I woke up to news this morning of a thousand deaths from an earthquake in Afghanistan,, and there are thousands more left not only bereaved but homeless. Humanitarian aid is already on the way, and efforts are being made to find a way to release the country's assets held by international banks, frozen since the elected government was ousted by the Taliban. An agreement may be possible to transfer government funds in frozen accounts directly to humanitarian agencies. Let's hope so. There have been more calls for Boris Johnson to resign following the loss of two seats in by-elections this week. He's in Rwanda for a Commonwealth heads of state conference with Prince Charles, flatly refusing to yield. Shameless as ever.

I walked to St Luke's for this morning's funeral. About a hundred people attended, and the coffin of the deceased arrived in style in a an old fashioned hearse drawn by two jet black horses with pink plumes on their heads.
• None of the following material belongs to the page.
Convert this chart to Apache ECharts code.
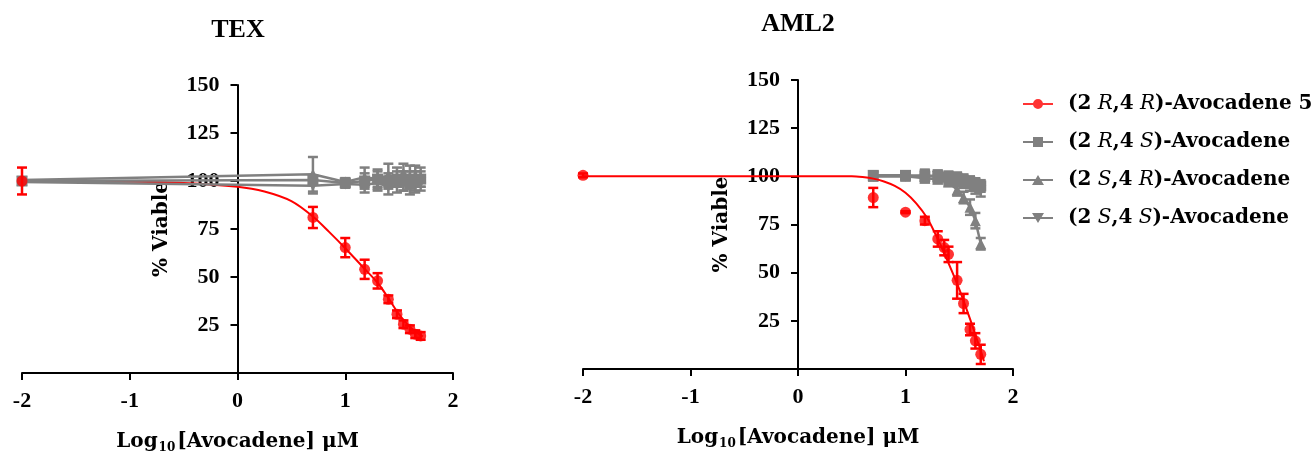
<!DOCTYPE html>
<html><head><meta charset="utf-8">
<script src="https://cdn.jsdelivr.net/npm/echarts@6.0.0/dist/echarts.min.js"></script>
<style>html,body{margin:0;padding:0;background:#fff}#c{width:1316px;height:451px}</style>
</head><body><div id="c"></div>
<script>
// ---------------- DATA ----------------
const panelTitles = ['TEX', 'AML2'];
const seriesNames = ['(2R,4R)-Avocadene 5', '(2R,4S)-Avocadene', '(2S,4R)-Avocadene', '(2S,4S)-Avocadene'];
const xTickLabels = ['-2', '-1', '0', '1', '2'];
const yTickLabels = ['25', '50', '75', '100', '125', '150'];

// TEX panel: log10 dose
const texDose = [-2, 0.7, 1.0, 1.18, 1.3, 1.4, 1.48, 1.54, 1.6, 1.65, 1.7];
const texRR = [100, 81, 65.3, 54, 48, 38.4, 30.6, 25.4, 22.8, 20.2, 19.3];
const texRRerr = [7, 5.5, 5, 5, 4, 2, 2, 2, 2, 2, 2];
const texRS = [100, 100.5, 99, 100, 101, 100, 101, 100, 101, 100, 101];
const texRSerr = [1, 2, 2, 4, 4, 4, 4, 5, 4, 5, 4];
const texSR = [100.5, 103.5, 99.5, 102, 101, 103, 102, 104, 102, 103, 102];
const texSRerr = [1, 9, 2, 5, 5, 6, 5, 5, 6, 5, 5];
const texSS = [99.5, 97.5, 98.5, 98, 99, 97, 98, 99, 97, 98, 99];
const texSSerr = [1, 4, 2, 4, 4, 4, 4, 4, 4, 4, 4];
// TEX fitted curve for (2R,4R)
const texFitX = [-2, -1, -0.5, 0, 0.25, 0.5, 0.7, 0.85, 1.0, 1.15, 1.3, 1.4, 1.5, 1.6, 1.72];
const texFitRR = [100, 99.6, 99, 97, 94.5, 89.5, 81.5, 73.5, 65, 56, 47, 39, 30.5, 24, 19];

// AML2 panel
const amlDoseRR = [-2, 0.7, 1.0, 1.18, 1.3, 1.36, 1.4, 1.48, 1.54, 1.6, 1.65, 1.7];
const amlRR = [100.5, 89, 81.4, 77, 67.5, 63, 59.5, 46, 34, 20.5, 14.6, 7.6];
const amlRRerr = [1, 5, 0.5, 2, 4, 4, 4, 9.5, 5, 3, 4, 5];
const amlDose = [0.7, 1.0, 1.18, 1.3, 1.4, 1.48, 1.54, 1.6, 1.65, 1.7];
const amlRS = [100.5, 100.5, 100, 100, 99.5, 99, 98, 97, 96, 95];
const amlRSerr = [2, 2, 3, 3, 3, 3, 3, 3, 3, 3];
const amlSR = [100, 100, 99, 98.5, 97, 93, 89, 84, 77, 65];
const amlSRerr = [2, 1, 2, 2, 2, 3, 3, 4, 4, 3];
const amlSS = [100, 100, 100.5, 100, 99, 98, 97, 95.5, 94, 92.5];
const amlSSerr = [2, 2, 3, 3, 3, 3, 3, 3, 3, 3];
const amlFitX = [-2, -1, 0, 0.5, 0.6, 0.7, 0.8, 0.9, 1.0, 1.1, 1.2, 1.3, 1.4, 1.5, 1.6, 1.7, 1.73];
const amlFitRR = [100, 100, 100, 100, 99.6, 98.8, 97.3, 95, 91.5, 86, 78.5, 67.5, 55, 41.5, 26, 9.5, 4];

// ---------------- STYLE ----------------
const FF = '"Liberation Serif", "Times New Roman", serif';
const FW = '"DejaVu Serif", "Liberation Serif", serif';
const RED = '#ff0000', GRAY = '#808080';
const txt = {fontFamily: FF, fontWeight: 'bold', fontSize: 22, color: '#000'};
const wide = {fontFamily: FW, fontWeight: 'bold', fontSize: 20, color: '#000'};
const zip = (xs, ys) => xs.map((x, i) => [x, ys[i]]);
const GRIDS = [
  {left: 22, top: 85, width: 431, height: 288},
  {left: 583, top: 80, width: 430, height: 289}
];

function errSeries(gi, xs, ys, es, color, z) {
  return {
    type: 'custom', name: 'err', xAxisIndex: gi, yAxisIndex: gi, z: z, silent: true,
    data: xs.map((x, i) => [x, ys[i] - es[i], ys[i] + es[i]]),
    encode: {x: 0, y: [1, 2]},
    renderItem: function (p, api) {
      const x = api.value(0);
      const a = api.coord([x, api.value(1)]), b = api.coord([x, api.value(2)]);
      const w = 5, st = {stroke: color, lineWidth: 2.5};
      return {type: 'group', children: [
        {type: 'line', shape: {x1: a[0], y1: a[1], x2: b[0], y2: b[1]}, style: st},
        {type: 'line', shape: {x1: a[0] - w, y1: a[1], x2: a[0] + w, y2: a[1]}, style: st},
        {type: 'line', shape: {x1: b[0] - w, y1: b[1], x2: b[0] + w, y2: b[1]}, style: st}
      ]};
    }
  };
}
function grayLine(gi, name, xs, ys, symbol, rot, z) {
  return {type: 'line', name: name, xAxisIndex: gi, yAxisIndex: gi, z: z,
    data: zip(xs, ys), symbol: symbol, symbolRotate: rot, symbolSize: 11, showSymbol: true,
    lineStyle: {color: GRAY, width: 2.5}, itemStyle: {color: GRAY}, animation: false};
}
function redScatter(gi, xs, ys, z) {
  return {type: 'scatter', name: seriesNames[0], xAxisIndex: gi, yAxisIndex: gi, z: z,
    data: zip(xs, ys), symbol: 'circle', symbolSize: 11, itemStyle: {color: RED}, animation: false};
}
function redFit(gi, xs, ys, z) {
  return {type: 'line', name: 'fit', xAxisIndex: gi, yAxisIndex: gi, z: z, data: zip(xs, ys),
    smooth: 0.3, symbol: 'none', lineStyle: {color: RED, width: 2}, itemStyle: {color: RED}, animation: false};
}

function xAx(gi) {
  return {type: 'value', gridIndex: gi, min: -2, max: 2, interval: 1,
    axisLine: {onZero: false, lineStyle: {color: '#000', width: 2}},
    axisTick: {length: 7, lineStyle: {color: '#000', width: 2}},
    axisLabel: Object.assign({margin: 17, formatter: v => xTickLabels[Math.round(v) + 2]}, txt),
    splitLine: {show: false},
    name: '{a|Log}{s|10}{a|[Avocadene] μM}', nameLocation: 'middle', nameGap: 57,
    nameTextStyle: {rich: {
      a: Object.assign({lineHeight: 24}, wide),
      s: {fontFamily: FW, fontWeight: 'bold', fontSize: 12, color: '#000', lineHeight: 24, verticalAlign: 'bottom', padding: [10, 2, 0, 1]}
    }}
  };
}
function yAx(gi) {
  // y axis crosses the x axis at x = 0 (middle of the [-2, 2] range)
  return {type: 'value', gridIndex: gi, min: 0, max: 150, interval: 25,
    offset: -GRIDS[gi].width / 2,
    axisLine: {show: true, onZero: false, lineStyle: {color: '#000', width: 2}},
    axisTick: {show: true, length: 7, lineStyle: {color: '#000', width: 2}},
    axisLabel: Object.assign({margin: 18, formatter: v => (v === 0 ? '' : yTickLabels[v / 25 - 1])}, txt),
    splitLine: {show: false},
    name: '% Viable', nameLocation: 'middle', nameGap: 66, nameTextStyle: wide
  };
}

const series = [
  // TEX
  redFit(0, texFitX, texFitRR, 2),
  grayLine(0, seriesNames[1], texDose, texRS, 'rect', 0, 3),
  errSeries(0, texDose, texRS, texRSerr, GRAY, 3),
  grayLine(0, seriesNames[2], texDose, texSR, 'triangle', 0, 3),
  errSeries(0, texDose, texSR, texSRerr, GRAY, 3),
  grayLine(0, seriesNames[3], texDose, texSS, 'triangle', 180, 3),
  errSeries(0, texDose, texSS, texSSerr, GRAY, 3),
  redScatter(0, texDose, texRR, 5),
  errSeries(0, texDose, texRR, texRRerr, RED, 5),
  // AML2
  grayLine(1, seriesNames[1], amlDose, amlRS, 'rect', 0, 3),
  errSeries(1, amlDose, amlRS, amlRSerr, GRAY, 3),
  grayLine(1, seriesNames[2], amlDose, amlSR, 'triangle', 0, 3),
  errSeries(1, amlDose, amlSR, amlSRerr, GRAY, 3),
  grayLine(1, seriesNames[3], amlDose, amlSS, 'triangle', 180, 3),
  errSeries(1, amlDose, amlSS, amlSSerr, GRAY, 3),
  redFit(1, amlFitX, amlFitRR, 4),
  redScatter(1, amlDoseRR, amlRR, 5),
  errSeries(1, amlDoseRR, amlRR, amlRRerr, RED, 5)
];

const LINE = 'M0,5L30,5L30,7L0,7Z ';
const icons = [
  'path://' + LINE + 'M15,1A5,5,0,1,1,14.99,1Z',
  'path://' + LINE + 'M10,1L20,1L20,11L10,11Z',
  'path://' + LINE + 'M15,1L21,11L9,11Z',
  'path://' + LINE + 'M9,1L21,1L15,11Z'
];

const chart = echarts.init(document.getElementById('c'), null, {renderer: 'canvas'});
chart.setOption({
  animation: false,
  backgroundColor: '#fff',
  title: [
    {text: panelTitles[0], left: 238, top: 17, textAlign: 'center', padding: 0,
      textStyle: {fontFamily: FF, fontWeight: 'bold', fontSize: 26, color: '#000'}},
    {text: panelTitles[1], left: 798, top: 11, textAlign: 'center', padding: 0,
      textStyle: {fontFamily: FF, fontWeight: 'bold', fontSize: 26, color: '#000'}}
  ],
  grid: GRIDS.map(g => Object.assign({outerBoundsMode: 'none', containLabel: false}, g)),
  xAxis: [xAx(0), xAx(1)],
  yAxis: [yAx(0), yAx(1)],
  legend: {
    orient: 'vertical', left: 1018, top: 89, itemWidth: 30, itemHeight: 12, itemGap: 18,
    selectedMode: false,
    data: seriesNames.map((n, i) => ({name: n, icon: icons[i]})),
    formatter: function (name) {
      const m = name.match(/^\(2([RS]),4([RS])\)(.*)$/);
      return '{p|}{n|(2}{i| ' + m[1] + '}{n|,4}{i| ' + m[2] + '}{n|)' + m[3] + '}';
    },
    textStyle: {rich: {
      p: {width: 10},
      n: Object.assign({lineHeight: 24}, wide),
      i: {fontFamily: FW, fontStyle: 'italic', fontWeight: 'normal', fontSize: 20, color: '#000', lineHeight: 24}
    }}
  },
  series: series
});
</script></body></html>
As the coffin was processed in, a harpist played welcoming music, a church co-worker led the congregational singing of two hymns, both friends of the lady acting as next of kin. She read a lesson, as did her son. She delivered a superb eulogy friend witnessing to the faith they shared. 

The music played for the departure procession was Abba's 'Dancing Queen'. As soon as it started there were smiles, and many of the congregation began to move with the music, including me. I think that's the first time I've moved to the music in a funeral procession. At one moment I thought the bearers were going to catch up on me, and I had to had to do a double step to keep my distance. I was given a lift to Western Cemetery in a car. The return ride was in the back of the extra hearse that accompanied the horse drawn one to carry flowers rather than cram them all in the smaller horse drawn one. One of the drivers told me that the empty hearse travelling ahead of the horse drawn one also drew attention of other motorists to the coming cortege, a prudent message to avoid careless motorists spooking the horses.

I got home just in time for lunch. There was a call while I was out with an urgent request to celebrate the Eucharist at St Michael's Whitchurch Road on Sunday, as both Caroline and Meg, the priests there have gone down with covid. I won't have to prepare a sermon as one of the Parish readers is preaching. It will be the first time I've been there since I retired n 2010. St Michael's was one of the churches under my care in the Central Cardiff Team Ministry, though it normally had a priest of its own, and I'd go there on rotation a few times each quarter. Caroline's husband Glyn briefed me and wondered if covid had reached them through the church congregation. So much for returning to sharing the chalice.

Sarah, a neighbour living across the street asked for help to wipe an old computer so it could go to a specialised charity for re-homing old devices. It was Dell desktop machine, ten years old, running Windows 7, quite sprightly for its age, but then it wasn't connected to the internet, which in my experience tends to slow things down a bit, as the device is always checking, calling servers linked to programs in use, 

Sarah's MS Office 365 sub had run out, and she wanted to know if she could get by without it. I pointed her to the OneDrive web app version, which seems to be useable without payment. I suspect some of its more sophisticated features are missing, but it's OK to use for basic tasks. She has a new laptop that she's getting used to, and hadn't yet logged into her existing OneDrive account, so that it would sync with her laptop. I was able to help her with this. She was still a little puzzled by the device which had updated to Windows 11 and changed the look of the user interface. It seemed to be running a bit slow for a two year old machine with a solid state hard drive and eight gigs or RAM, and Ryzen chipset, just like mine. I learned that the house internet connection wasn't all that fast. It really shows, and affects the performance of an otherwise spritely device.

I  was left tired by the morning's ministrations, and found I needed a sleep again after lunch to freshen me up before a walk in the park. After supper I watched the first episode in a second series of 'Coroner', a Canadian production. Then the first in a new series called 'Rig 45 - Murder at Sea' a whodunnit on a North Sea oil rig, and Anglo-Norwegian production. In both cases, dialogue was mumbled and hard to follow, even with the sound turned up extra loud. It's a recipe for boredom if the storyline isn't that easy to follow.